● **REQUIRED TASK**
Retype only the lines running from the beginning of the entries below to the line with "(sonik) at (595,193)", both included. Do not include pictures.

● **Plotting code records**
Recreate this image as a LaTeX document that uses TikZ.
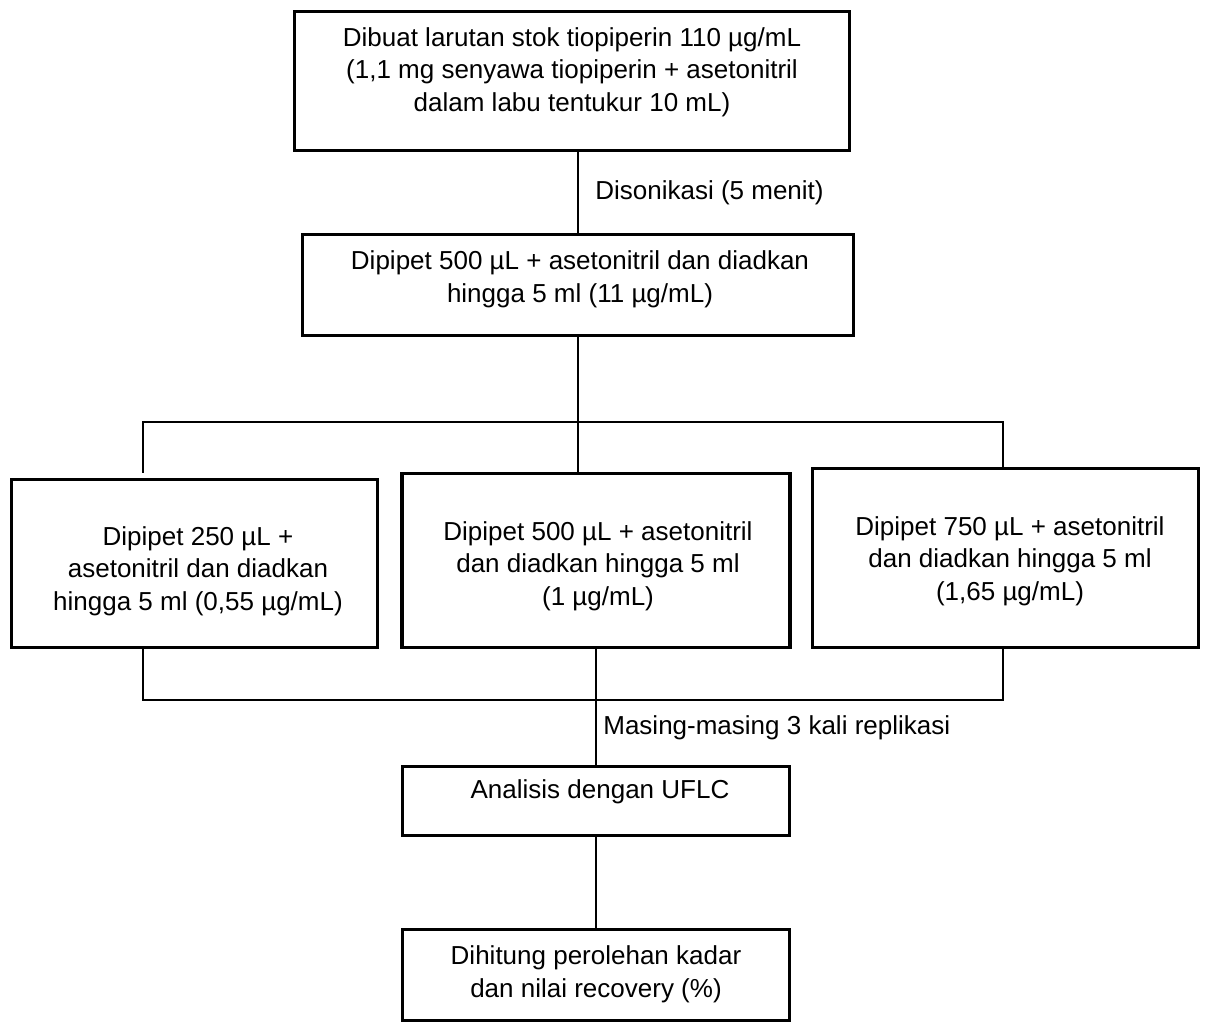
\documentclass[tikz,border=0pt]{standalone}
\usepackage{fontspec}
\setmainfont{Liberation Sans}
\usepackage{tikz}
\usetikzlibrary{positioning,calc}

\begin{document}
\begin{tikzpicture}[
  x=0.02cm, y=-0.02cm, line cap=rect,
  box/.style={draw=black, line width=2pt, rectangle, inner sep=0pt,
              outer sep=0pt},
  txt/.style={align=center, inner sep=0pt,
              font=\fontsize{14.8}{18.6}\selectfont},
  lbl/.style={anchor=west, inner sep=0pt,
              font=\fontsize{14.8}{18.6}\selectfont},
  conn/.style={draw=black, line width=1pt}]

\useasboundingbox (0,0) rectangle (1206,1024);

% ================================================================ stock
\node[box, minimum width=11.10cm, minimum height=2.78cm] (stok) at (572,81) {};
\node[txt] (stoktxt) at (572,72)
  {Dibuat larutan stok tiopiperin 110 µg/mL\\
   (1,1 mg senyawa tiopiperin + asetonitril\\
   dalam labu tentukur 10 mL)};

\node[box, minimum width=11.02cm, minimum height=2.02cm] (encer) at (578,285) {};
\node[txt] (encertxt) at (580,279)
  {Dipipet 500 µL + asetonitril dan diadkan\\
   hingga 5 ml (11 µg/mL)};

\draw[conn] (encer.north |- stok.south) -- (encer.north);
\node[lbl] (sonik) at (595,193) {Disonikasi (5 menit)};

% ================================================================ three levels
\node[box, minimum width=7.32cm, minimum height=3.36cm] (kadarA) at (194.5,563.5) {};
\node[txt] (kadarAtxt) at (198,571)
  {Dipipet 250 µL +\\
   asetonitril dan diadkan\\
   hingga 5 ml (0,55 µg/mL)};

\node[box, minimum width=7.76cm, minimum height=3.48cm] (kadarB) at (596,560.5) {};
\node[txt] (kadarBtxt) at (598,566)
  {Dipipet 500 µL + asetonitril\\
   dan diadkan hingga 5 ml\\
   (1 µg/mL)};

\node[box, minimum width=7.72cm, minimum height=3.58cm] (kadarC) at (1005.5,558) {};
\node[txt] (kadarCtxt) at (1010,561)
  {Dipipet 750 µL + asetonitril\\
   dan diadkan hingga 5 ml\\
   (1,65 µg/mL)};

% split above
\coordinate (bagiL) at (143,422);
\coordinate (bagiR) at (1003,422);
\draw[conn] (encer.south) -- (encer.south |- kadarB.north);
\draw[conn] (bagiL) -- (bagiR);
\draw[conn, shorten >=4pt] (bagiL) -- (bagiL |- kadarA.north);
\draw[conn] (bagiR) -- (bagiR |- kadarC.north);

% join below
\coordinate (gabungL) at (143,700);
\coordinate (gabungR) at (1003,700);
\draw[conn] (gabungL |- kadarA.south) -- (gabungL) -- (gabungR) -- (gabungR |- kadarC.south);

% ================================================================ analysis
\node[box, minimum width=7.74cm, minimum height=1.38cm] (uflc) at (596,801) {};
\node[txt] (uflctxt) at (600,792) {Analisis dengan UFLC};

\node[box, minimum width=7.74cm, minimum height=1.82cm] (hasil) at (596,975) {};
\node[txt] (hasiltxt) at (596,974)
  {Dihitung perolehan kadar\\
   dan nilai recovery (\%)};

\draw[conn] (kadarB.south) -- (uflc.north);
\node[lbl] (replik) at (603,728) {Masing-masing 3 kali replikasi};
\draw[conn] (uflc.south) -- (hasil.north);

\end{tikzpicture}
\end{document}
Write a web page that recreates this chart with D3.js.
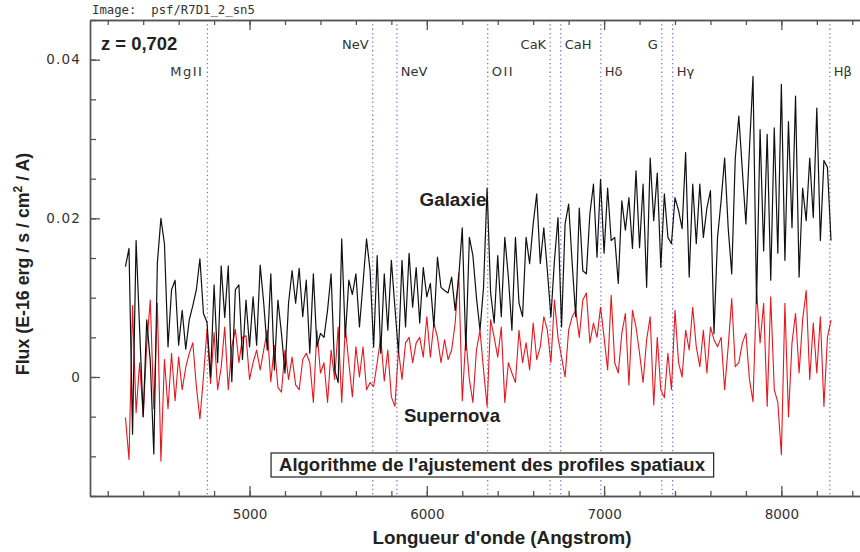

● **TASK RESULT**
Recreate this image as a LaTeX document that uses TikZ.
\documentclass[tikz,border=0pt]{standalone}
\usepackage{fontspec}
\setmainfont{Liberation Sans}
\usepackage{tikz}
\usetikzlibrary{positioning,calc}

\begin{document}
\begin{tikzpicture}[
  x=0.02cm, y=-0.02cm, line cap=rect,
  box/.style={draw=black, line width=2pt, rectangle, inner sep=0pt,
              outer sep=0pt},
  txt/.style={align=center, inner sep=0pt,
              font=\fontsize{14.8}{18.6}\selectfont},
  lbl/.style={anchor=west, inner sep=0pt,
              font=\fontsize{14.8}{18.6}\selectfont},
  conn/.style={draw=black, line width=1pt}]

\useasboundingbox (0,0) rectangle (1206,1024);

% ================================================================ stock
\node[box, minimum width=11.10cm, minimum height=2.78cm] (stok) at (572,81) {};
\node[txt] (stoktxt) at (572,72)
  {Dibuat larutan stok tiopiperin 110 µg/mL\\
   (1,1 mg senyawa tiopiperin + asetonitril\\
   dalam labu tentukur 10 mL)};

\node[box, minimum width=11.02cm, minimum height=2.02cm] (encer) at (578,285) {};
\node[txt] (encertxt) at (580,279)
  {Dipipet 500 µL + asetonitril dan diadkan\\
   hingga 5 ml (11 µg/mL)};

\draw[conn] (encer.north |- stok.south) -- (encer.north);
\node[lbl] (sonik) at (595,193) {Disonikasi (5 menit)};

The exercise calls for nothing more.